In almost any individual showdown, the giant will win, but taken together it is the small businesses that rule. It’s the little guys who, in so many cases, deliver the paychecks that consumers spend at the big players. Historically, small businesses account for two-thirds of net new jobs and 44 percent of U.S. economic activity.

But it’s an economic engine that’s sputtering with the coronavirus. And while the pandemic pain has been nearly universal, smaller companies are particularly vulnerable.

Trillions of dollars in aid poured out of Washington in the early days of the COVID-19 shutdown. The U.S. Small Business Administration doled out more than $1 trillion itself, including 14 years’ worth of lending in just 14 days at the beginning of the crisis. But that money has dried up now and the so-called Phase 4 stimulus package that was in the works this summer gave way to a particularly messy election cycle.

“This economy and this country is driven so much by small- and medium-sized businesses that we want to see something happen there that will help support those folks,” said Doug McMillon, chief executive officer of Walmart, in August. “I think the larger companies are getting things sorted out, and the government is paying attention to the larger companies that need some sort of financial support. But it’s that small business group that, in particular, I think we all need to keep our eye on and will probably determine just what this economy looks like on the other side of the Phase 4 stimulus.”

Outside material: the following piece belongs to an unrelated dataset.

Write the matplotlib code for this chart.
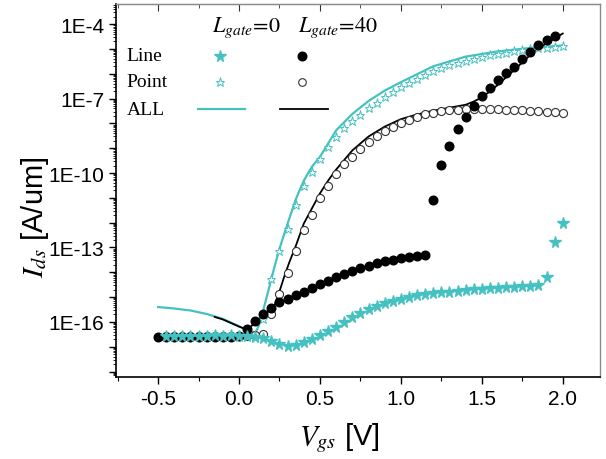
import numpy as np
import matplotlib
matplotlib.use("Agg")
import matplotlib.pyplot as plt
from matplotlib.ticker import FixedLocator, FuncFormatter, MultipleLocator, LogLocator

plt.rcParams["font.family"] = ["Liberation Sans", "DejaVu Sans"]
plt.rcParams["mathtext.fontset"] = "stix"

CYAN = "#45c1c1"

# Lgate=0, "Line" (filled stars), log10(Ids)
x_line0 = np.round(np.arange(-0.45, 2.001, 0.05), 2)
logI_line0 = [-16.56, -16.56, -16.55, -16.55, -16.56, -16.55, -16.54, -16.55, -16.54, -16.55,
              -16.56, -16.61, -16.66, -16.77, -16.88, -16.97, -16.95, -16.80, -16.67, -16.54,
              -16.36, -16.19, -16.02, -15.80, -15.63, -15.48, -15.35, -15.24, -15.16, -15.09,
              -15.01, -14.93, -14.87, -14.84, -14.81, -14.78, -14.75, -14.72, -14.69, -14.67,
              -14.64, -14.62, -14.60, -14.58, -14.56, -14.54, -14.52, -14.19, -12.79, -12.02]

# Lgate=0, "Point" (open stars)
x_point0 = np.round(np.arange(-0.45, 2.001, 0.05), 2)
logI_point0 = [-16.56, -16.56, -16.55, -16.56, -16.55, -16.56, -16.55, -16.55, -16.56, -16.55,
               -16.56, -16.57, -15.88, -14.26, -13.15, -12.24, -11.28, -10.52, -9.96, -9.45,
               -8.94, -8.54, -8.18, -7.92, -7.67, -7.39, -7.17, -6.95, -6.74, -6.54,
               -6.36, -6.20, -6.05, -5.90, -5.78, -5.66, -5.56, -5.47, -5.39, -5.32,
               -5.26, -5.20, -5.15, -5.10, -5.06, -5.02, -4.98, -4.95, -4.92, -4.89]

# Lgate=0, "ALL" (cyan line)
x_all0 = [-0.5, -0.4, -0.3, -0.2, -0.1, 0.0, 0.05, 0.1, 0.12, 0.14, 0.16, 0.18, 0.2, 0.22, 0.25,
          0.3, 0.35, 0.4, 0.45, 0.5, 0.6, 0.7, 0.8, 0.9, 1.0, 1.2, 1.4, 1.6, 1.8, 2.0]
logI_all0 = [-15.40, -15.46, -15.54, -15.68, -15.88, -16.17, -16.34, -16.44, -16.19, -15.78,
             -15.27, -14.77, -14.26, -13.76, -13.05, -12.04, -11.07, -10.31, -9.75, -9.35,
             -8.28, -7.62, -7.10, -6.68, -6.34, -5.70, -5.31, -5.10, -4.96, -4.86]

# Lgate=40, "Line" (filled circles), two branches
x_line40a = np.round(np.arange(-0.5, 1.151, 0.05), 2)
logI_line40a = [-16.60, -16.60, -16.59, -16.60, -16.60, -16.59, -16.60, -16.60, -16.59, -16.60,
                -16.58, -16.29, -15.97, -15.68, -15.44, -15.20, -15.07, -14.91, -14.80, -14.64,
                -14.47, -14.35, -14.19, -14.07, -13.95, -13.83, -13.75, -13.63, -13.55, -13.51,
                -13.43, -13.39, -13.35, -13.32]
x_line40b = np.round(np.arange(1.2, 1.951, 0.05), 2)
logI_line40b = [-11.09, -9.68, -8.91, -8.23, -7.74, -7.31, -6.90, -6.57, -6.25, -5.97,
                -5.71, -5.41, -5.11, -4.84, -4.63, -4.47]

# Lgate=40, "Point" (open circles)
x_point40 = np.round(np.arange(-0.45, 2.001, 0.05), 2)
logI_point40 = [-16.56, -16.55, -16.56, -16.55, -16.56, -16.56, -16.55, -16.56, -16.55, -16.56,
                -16.55, -16.54, -16.50, -15.68, -14.87, -14.01, -13.15, -12.29, -11.68, -11.02,
                -10.54, -10.06, -9.65, -9.35, -9.04, -8.76, -8.51, -8.30, -8.16, -7.98,
                -7.85, -7.73, -7.64, -7.57, -7.51, -7.47, -7.45, -7.43, -7.43, -7.43,
                -7.43, -7.44, -7.45, -7.46, -7.47, -7.49, -7.51, -7.53, -7.55, -7.57]

# Lgate=40, "ALL" (black line)
x_all40 = [-0.15, -0.1, 0.0, 0.05, 0.1, 0.15, 0.2, 0.22, 0.25, 0.28, 0.31, 0.35, 0.4, 0.45, 0.5,
           0.55, 0.6, 0.7, 0.8, 0.9, 1.0, 1.1, 1.2, 1.3, 1.4, 1.45, 1.5, 1.55, 1.6, 1.7, 1.8, 1.9, 2.0]
logI_all40 = [-15.80, -15.90, -16.19, -16.31, -16.04, -15.73, -15.48, -15.32, -14.77, -14.16,
              -13.61, -12.95, -12.04, -11.43, -10.82, -10.31, -9.86, -9.09, -8.53, -8.13,
              -7.83, -7.64, -7.49, -7.37, -7.25, -7.12, -6.95, -6.71, -6.44, -5.85, -5.24,
              -4.76, -4.38]

y_major = [-16, -13, -10, -7, -4]
x_major = [-0.5, 0.0, 0.5, 1.0, 1.5, 2.0]


def p(v):
    return 10.0 ** np.asarray(v)


fig = plt.figure(figsize=(6.06, 4.6), dpi=100)
W, H = 606, 460
L, R, T, B = 116, 600, 5, 378
ax = fig.add_axes([L / W, 1 - B / H, (R - L) / W, (B - T) / H])

ax.plot(x_all0, p(logI_all0), color=CYAN, lw=1.6, zorder=2)
ax.plot(x_all40, p(logI_all40), color="black", lw=1.3, zorder=2)
ax.plot(x_point40, p(logI_point40), ls="none", marker="o", ms=5.8, mfc="white",
        mec="#333333", mew=0.8, zorder=3)
ax.plot(x_point0, p(logI_point0), ls="none", marker="*", ms=6.5, mfc="white",
        mec=CYAN, mew=0.7, zorder=3)
ax.plot(x_line40a, p(logI_line40a), ls="none", marker="o", ms=6.2, color="black", zorder=4)
ax.plot(x_line40b, p(logI_line40b), ls="none", marker="o", ms=6.2, color="black", zorder=4)
ax.plot(x_line0, p(logI_line0), ls="none", marker="*", ms=8.5, color=CYAN, mec=CYAN, zorder=5)

ax.set_yscale("log")
ax.set_xlim(-0.76, 2.23)
ax.set_ylim(10 ** -18.22, 10 ** -3.19)

ax.xaxis.set_major_locator(FixedLocator(x_major))
ax.xaxis.set_minor_locator(MultipleLocator(0.25))
ax.yaxis.set_major_locator(FixedLocator(p(list(range(-18, -3)))))
ax.yaxis.set_minor_locator(LogLocator(base=10, subs=np.arange(2, 10), numticks=40))


def yfmt(v, pos):
    e = int(round(np.log10(v)))
    return f"1E{e}" if e in y_major else ""


ax.yaxis.set_major_formatter(FuncFormatter(yfmt))
ax.yaxis.set_minor_formatter(FuncFormatter(lambda v, pos: ""))
ax.xaxis.set_major_formatter(FuncFormatter(lambda v, pos: f"{v:.1f}"))

ax.tick_params(axis="both", which="major", direction="out", length=5, width=1,
               labelsize=15, top=False, right=False)
ax.tick_params(axis="both", which="minor", direction="out", length=3, width=0.8)
ax.tick_params(axis="y", which="minor", length=2, width=0.6)

sec_x = ax.secondary_xaxis("top")
sec_x.xaxis.set_major_locator(FixedLocator(x_major))
sec_x.xaxis.set_minor_locator(MultipleLocator(0.25))
sec_x.tick_params(which="major", direction="in", length=5, labeltop=False, color="#333333")
sec_x.tick_params(which="minor", direction="in", length=3, color="#333333")
sec_x.spines["top"].set_color("#8a8a8a")

for side in ["top", "right"]:
    ax.spines[side].set_color("#8a8a8a")
    ax.spines[side].set_linewidth(1.0)
for side in ["left", "bottom"]:
    ax.spines[side].set_linewidth(1.2)

ax.set_xlabel(r"$V_{gs}$ [V]", fontsize=21)
ax.xaxis.set_label_coords((339 - L) / (R - L), -0.115)
ax.set_ylabel(r"$I_{ds}$ [A/um]", fontsize=21)
ax.yaxis.set_label_coords(-0.135, 0.43)

# custom legend table
serif = ["Liberation Serif", "DejaVu Serif"]
ax.text(0.27, 0.928, r"$L_{gate}\!=\!0$", transform=ax.transAxes, ha="center",
        va="baseline", fontsize=16, fontstyle="italic")
ax.text(0.458, 0.928, r"$L_{gate}\!=\!40$", transform=ax.transAxes, ha="center",
        va="baseline", fontsize=16, fontstyle="italic")
rows = ["Line", "Point", "ALL"]
row_y = [0.861, 0.791, 0.718]
for label, yy in zip(rows, row_y):
    ax.text(0.022, yy, label, transform=ax.transAxes, ha="left", va="center",
            fontsize=14, family=serif)
ax.plot([0.214], [row_y[0]], transform=ax.transAxes, marker="*", ms=8.5, color=CYAN, ls="none")
ax.plot([0.384], [row_y[0]], transform=ax.transAxes, marker="o", ms=6.2, color="black", ls="none")
ax.plot([0.214], [row_y[1]], transform=ax.transAxes, marker="*", ms=6.5, mfc="white",
        mec=CYAN, mew=0.7, ls="none")
ax.plot([0.384], [row_y[1]], transform=ax.transAxes, marker="o", ms=5.5, mfc="white",
        mec="#333333", mew=0.8, ls="none")
ax.plot([0.169, 0.266], [row_y[2]] * 2, transform=ax.transAxes, color=CYAN, lw=1.6)
ax.plot([0.338, 0.437], [row_y[2]] * 2, transform=ax.transAxes, color="black", lw=1.3)

fig.savefig("out.png", dpi=100)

That stimulus has still not come.

David French, senior vice president of government relations at the National Retail Federation, said it likely won’t come until February at the earliest, after a new Congress, and maybe a new president, is sworn in.

“It’s very bad news,” French said.

He said smaller retailers navigating the pandemic were receiving indirect support from aid given to consumers, including stimulus checks and extra unemployment benefits that helped many people to continue to buy.